_Records for processing_
* * * * *

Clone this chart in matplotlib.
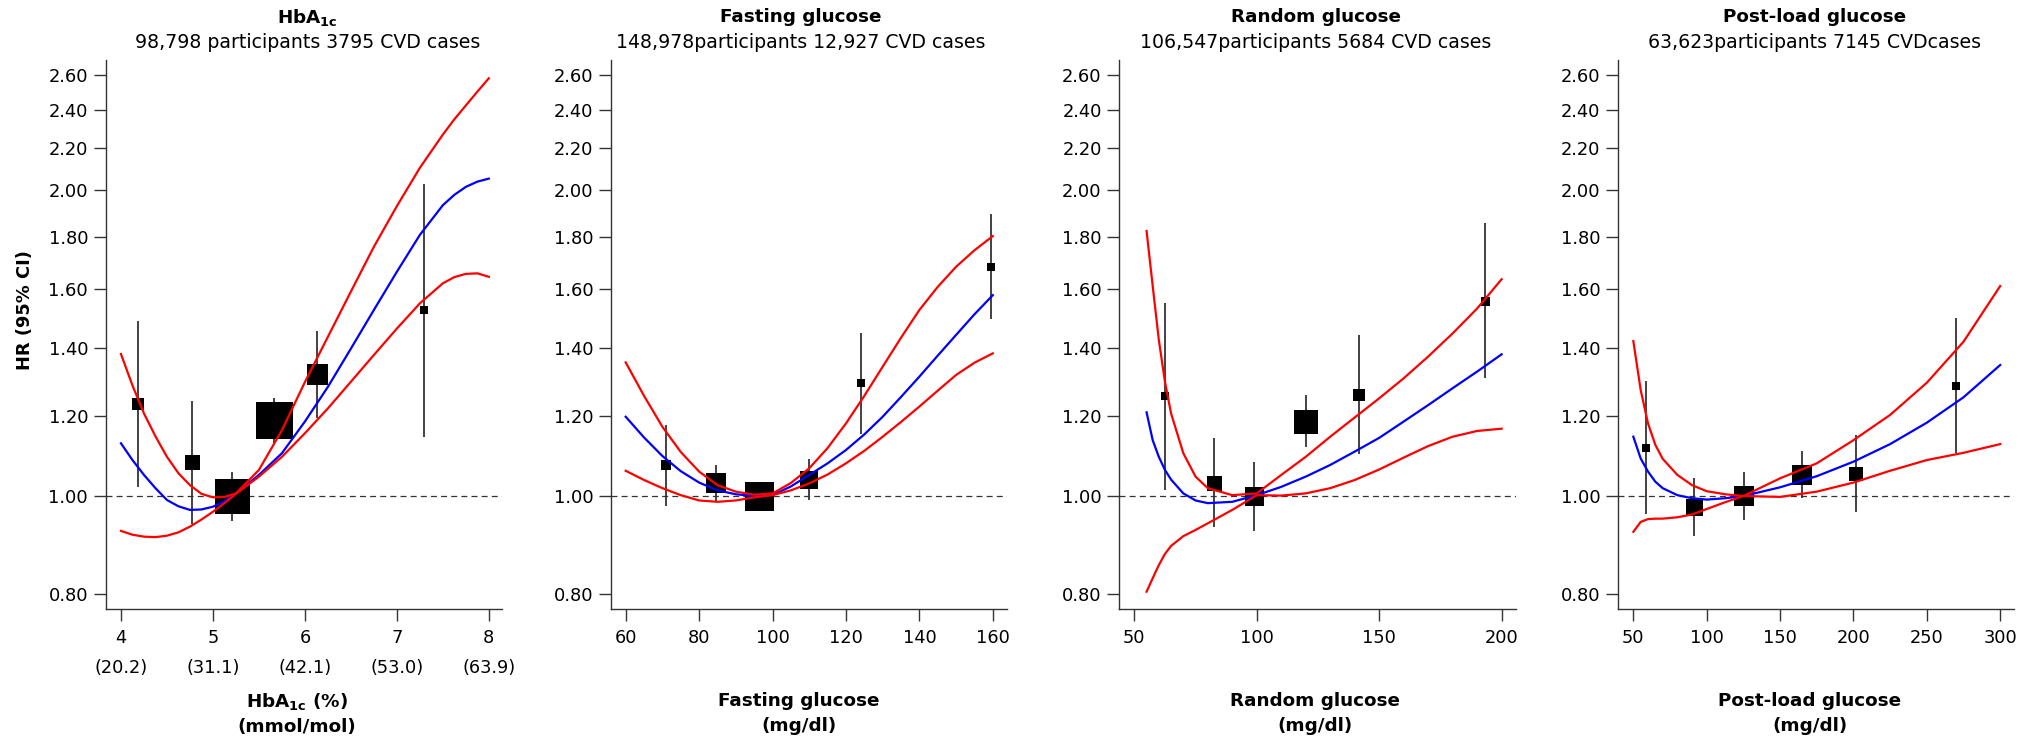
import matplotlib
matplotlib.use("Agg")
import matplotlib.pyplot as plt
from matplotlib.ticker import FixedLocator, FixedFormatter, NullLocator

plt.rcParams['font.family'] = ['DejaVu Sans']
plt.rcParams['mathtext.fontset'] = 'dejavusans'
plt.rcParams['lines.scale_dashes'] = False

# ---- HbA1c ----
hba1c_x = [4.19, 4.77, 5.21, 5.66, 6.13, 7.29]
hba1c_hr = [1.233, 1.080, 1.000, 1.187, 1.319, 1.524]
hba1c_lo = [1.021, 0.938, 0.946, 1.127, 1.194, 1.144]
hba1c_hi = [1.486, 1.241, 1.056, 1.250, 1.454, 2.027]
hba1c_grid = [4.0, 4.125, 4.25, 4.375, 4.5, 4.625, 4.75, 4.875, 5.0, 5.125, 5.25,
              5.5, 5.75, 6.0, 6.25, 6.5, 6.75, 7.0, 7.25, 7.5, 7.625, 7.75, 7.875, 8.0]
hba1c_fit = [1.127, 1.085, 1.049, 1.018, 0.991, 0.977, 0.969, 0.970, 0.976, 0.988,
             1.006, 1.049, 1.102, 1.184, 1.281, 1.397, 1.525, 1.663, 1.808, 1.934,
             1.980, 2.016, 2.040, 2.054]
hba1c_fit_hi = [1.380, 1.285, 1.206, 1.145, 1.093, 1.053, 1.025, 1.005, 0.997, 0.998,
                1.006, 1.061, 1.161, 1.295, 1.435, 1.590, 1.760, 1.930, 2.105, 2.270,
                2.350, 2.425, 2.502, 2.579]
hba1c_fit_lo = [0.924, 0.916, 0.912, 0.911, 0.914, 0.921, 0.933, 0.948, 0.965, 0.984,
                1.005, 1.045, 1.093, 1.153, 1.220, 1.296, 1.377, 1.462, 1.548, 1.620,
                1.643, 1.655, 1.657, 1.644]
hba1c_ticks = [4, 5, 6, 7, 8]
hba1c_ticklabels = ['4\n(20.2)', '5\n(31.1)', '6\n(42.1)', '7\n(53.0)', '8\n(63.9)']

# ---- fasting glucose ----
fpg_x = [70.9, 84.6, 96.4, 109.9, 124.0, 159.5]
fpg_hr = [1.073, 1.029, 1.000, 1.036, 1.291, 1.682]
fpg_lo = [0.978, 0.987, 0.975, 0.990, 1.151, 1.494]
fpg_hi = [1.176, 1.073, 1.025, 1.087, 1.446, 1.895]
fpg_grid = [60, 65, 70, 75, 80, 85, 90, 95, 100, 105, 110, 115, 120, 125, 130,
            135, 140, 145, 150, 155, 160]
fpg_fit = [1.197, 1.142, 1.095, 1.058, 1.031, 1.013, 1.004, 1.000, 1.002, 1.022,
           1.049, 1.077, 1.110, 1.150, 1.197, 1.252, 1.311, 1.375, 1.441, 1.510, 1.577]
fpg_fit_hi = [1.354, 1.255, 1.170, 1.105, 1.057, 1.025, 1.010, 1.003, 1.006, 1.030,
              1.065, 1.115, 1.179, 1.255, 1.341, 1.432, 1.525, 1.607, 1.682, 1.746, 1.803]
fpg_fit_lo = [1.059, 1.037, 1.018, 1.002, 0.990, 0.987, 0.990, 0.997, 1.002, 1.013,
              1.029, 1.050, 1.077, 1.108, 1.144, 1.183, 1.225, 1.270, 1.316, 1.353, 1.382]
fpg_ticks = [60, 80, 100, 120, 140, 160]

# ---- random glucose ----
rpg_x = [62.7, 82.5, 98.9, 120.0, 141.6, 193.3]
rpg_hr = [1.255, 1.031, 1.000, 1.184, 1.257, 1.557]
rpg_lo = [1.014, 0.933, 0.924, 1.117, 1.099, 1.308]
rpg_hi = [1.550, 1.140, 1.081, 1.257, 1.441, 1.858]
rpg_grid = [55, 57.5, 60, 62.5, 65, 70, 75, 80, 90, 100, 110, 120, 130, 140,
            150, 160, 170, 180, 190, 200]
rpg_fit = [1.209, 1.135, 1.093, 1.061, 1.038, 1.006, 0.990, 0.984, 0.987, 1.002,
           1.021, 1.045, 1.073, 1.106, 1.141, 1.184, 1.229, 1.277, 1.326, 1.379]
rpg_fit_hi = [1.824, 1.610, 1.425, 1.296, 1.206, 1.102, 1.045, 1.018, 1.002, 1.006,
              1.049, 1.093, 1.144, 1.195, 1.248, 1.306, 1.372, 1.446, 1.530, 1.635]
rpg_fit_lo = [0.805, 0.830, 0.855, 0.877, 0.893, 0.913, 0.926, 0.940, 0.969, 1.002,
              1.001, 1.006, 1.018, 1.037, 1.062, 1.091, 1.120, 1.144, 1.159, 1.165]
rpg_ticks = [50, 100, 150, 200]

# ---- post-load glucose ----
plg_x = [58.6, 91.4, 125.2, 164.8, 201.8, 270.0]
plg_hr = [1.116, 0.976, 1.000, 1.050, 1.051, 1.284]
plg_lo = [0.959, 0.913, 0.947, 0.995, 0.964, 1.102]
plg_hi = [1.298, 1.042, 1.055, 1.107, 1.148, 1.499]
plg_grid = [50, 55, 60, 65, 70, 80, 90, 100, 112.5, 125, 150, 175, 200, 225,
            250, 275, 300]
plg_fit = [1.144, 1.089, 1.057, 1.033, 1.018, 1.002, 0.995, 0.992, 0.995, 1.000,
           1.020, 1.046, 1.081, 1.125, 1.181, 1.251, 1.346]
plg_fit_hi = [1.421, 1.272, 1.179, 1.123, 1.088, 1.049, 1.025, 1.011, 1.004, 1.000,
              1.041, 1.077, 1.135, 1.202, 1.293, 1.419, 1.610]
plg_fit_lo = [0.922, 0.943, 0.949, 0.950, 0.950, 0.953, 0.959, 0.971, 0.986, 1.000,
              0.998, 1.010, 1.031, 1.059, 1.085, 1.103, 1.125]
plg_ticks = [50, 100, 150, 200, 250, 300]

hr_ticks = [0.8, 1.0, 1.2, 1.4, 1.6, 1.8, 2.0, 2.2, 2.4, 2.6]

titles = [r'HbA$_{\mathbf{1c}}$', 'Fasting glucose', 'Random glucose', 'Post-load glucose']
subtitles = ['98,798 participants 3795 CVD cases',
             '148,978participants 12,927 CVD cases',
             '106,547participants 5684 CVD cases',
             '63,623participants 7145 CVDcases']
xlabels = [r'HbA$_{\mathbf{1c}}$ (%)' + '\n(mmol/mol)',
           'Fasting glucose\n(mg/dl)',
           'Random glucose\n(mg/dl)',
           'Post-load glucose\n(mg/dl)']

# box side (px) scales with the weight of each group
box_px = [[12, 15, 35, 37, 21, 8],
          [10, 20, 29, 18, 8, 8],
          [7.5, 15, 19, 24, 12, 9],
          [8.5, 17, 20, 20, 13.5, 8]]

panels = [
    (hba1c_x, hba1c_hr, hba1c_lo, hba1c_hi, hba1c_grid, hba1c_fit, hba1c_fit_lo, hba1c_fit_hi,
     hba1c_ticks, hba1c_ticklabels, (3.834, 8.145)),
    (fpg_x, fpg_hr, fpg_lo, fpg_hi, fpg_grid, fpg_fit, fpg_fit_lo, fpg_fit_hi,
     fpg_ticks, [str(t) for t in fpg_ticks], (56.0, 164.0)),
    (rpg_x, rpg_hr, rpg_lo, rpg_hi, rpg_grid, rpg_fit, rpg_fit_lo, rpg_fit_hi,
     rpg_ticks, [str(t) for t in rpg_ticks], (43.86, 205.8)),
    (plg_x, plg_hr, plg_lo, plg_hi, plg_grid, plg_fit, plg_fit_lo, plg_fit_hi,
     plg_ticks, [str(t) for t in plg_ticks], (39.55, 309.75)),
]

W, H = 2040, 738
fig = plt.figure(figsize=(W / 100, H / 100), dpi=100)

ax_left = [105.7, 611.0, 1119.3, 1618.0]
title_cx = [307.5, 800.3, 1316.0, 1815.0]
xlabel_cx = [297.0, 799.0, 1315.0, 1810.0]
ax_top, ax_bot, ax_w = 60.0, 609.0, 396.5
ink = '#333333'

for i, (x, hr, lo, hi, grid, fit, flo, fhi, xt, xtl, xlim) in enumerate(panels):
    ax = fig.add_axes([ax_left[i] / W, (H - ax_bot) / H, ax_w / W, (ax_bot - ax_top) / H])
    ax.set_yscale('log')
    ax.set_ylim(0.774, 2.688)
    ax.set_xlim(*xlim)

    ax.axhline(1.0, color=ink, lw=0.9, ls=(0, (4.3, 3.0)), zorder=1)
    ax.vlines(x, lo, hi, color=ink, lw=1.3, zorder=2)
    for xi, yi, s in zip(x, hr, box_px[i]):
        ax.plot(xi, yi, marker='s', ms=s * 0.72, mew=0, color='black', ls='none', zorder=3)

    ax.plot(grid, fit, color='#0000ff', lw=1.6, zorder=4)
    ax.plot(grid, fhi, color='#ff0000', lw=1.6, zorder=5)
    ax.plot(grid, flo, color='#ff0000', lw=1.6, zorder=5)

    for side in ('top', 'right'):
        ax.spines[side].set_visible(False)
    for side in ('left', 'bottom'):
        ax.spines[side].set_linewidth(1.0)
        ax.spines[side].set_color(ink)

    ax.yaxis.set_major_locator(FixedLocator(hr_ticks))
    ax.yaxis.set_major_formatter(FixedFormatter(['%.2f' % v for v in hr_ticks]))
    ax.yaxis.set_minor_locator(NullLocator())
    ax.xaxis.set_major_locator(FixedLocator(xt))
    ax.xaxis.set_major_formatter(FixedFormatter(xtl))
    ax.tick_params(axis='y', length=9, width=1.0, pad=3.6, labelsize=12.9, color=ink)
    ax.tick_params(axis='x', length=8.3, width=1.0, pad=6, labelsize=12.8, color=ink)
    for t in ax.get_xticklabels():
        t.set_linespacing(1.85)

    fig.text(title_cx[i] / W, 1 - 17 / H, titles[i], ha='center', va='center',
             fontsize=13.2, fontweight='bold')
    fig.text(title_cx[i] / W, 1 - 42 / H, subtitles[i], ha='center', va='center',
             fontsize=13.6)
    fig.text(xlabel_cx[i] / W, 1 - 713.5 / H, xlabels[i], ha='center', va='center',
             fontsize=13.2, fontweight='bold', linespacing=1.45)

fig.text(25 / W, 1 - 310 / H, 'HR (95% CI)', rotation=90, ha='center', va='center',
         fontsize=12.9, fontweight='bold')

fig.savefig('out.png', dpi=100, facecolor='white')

* * * * *

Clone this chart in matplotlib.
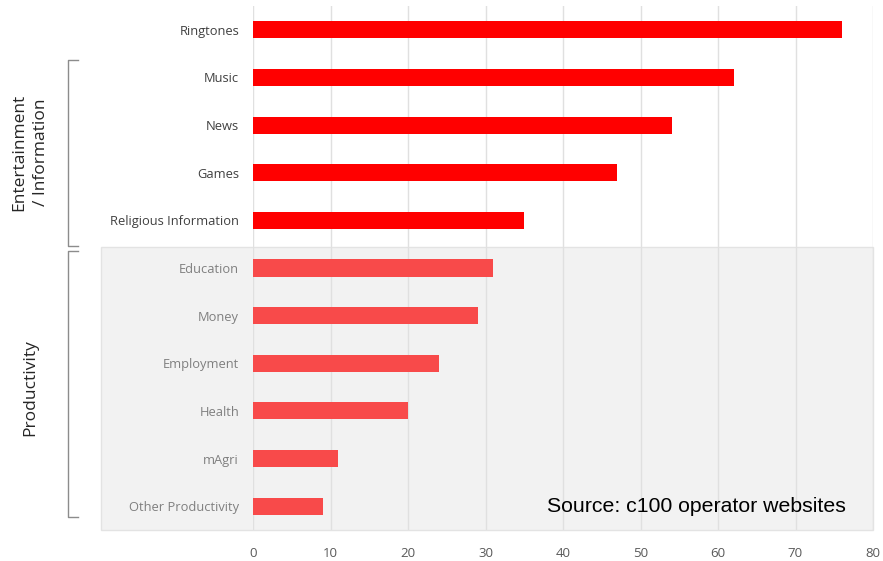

* * * * *

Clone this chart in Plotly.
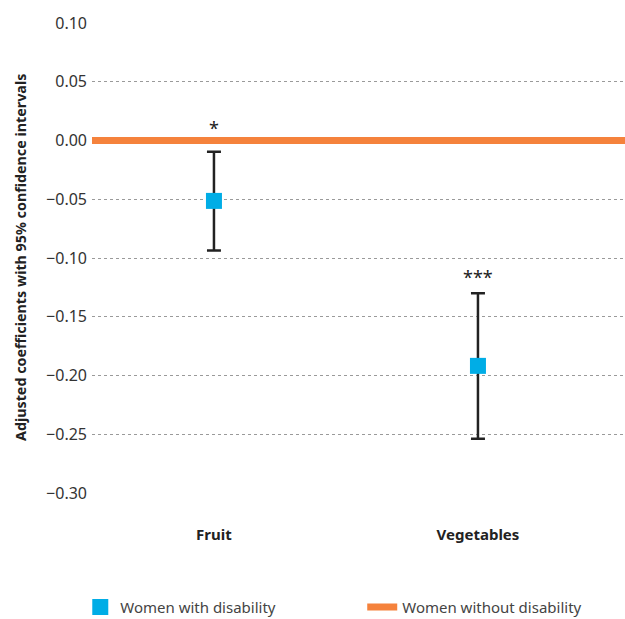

* * * * *

_Request_
Report each line in the preceding entries that holds the string "matplotlib".

_Exercise output_
Clone this chart in matplotlib.
import matplotlib
matplotlib.use("Agg")
import matplotlib.pyplot as plt
from matplotlib.ticker import FixedLocator, FixedFormatter, NullLocator
Clone this chart in matplotlib.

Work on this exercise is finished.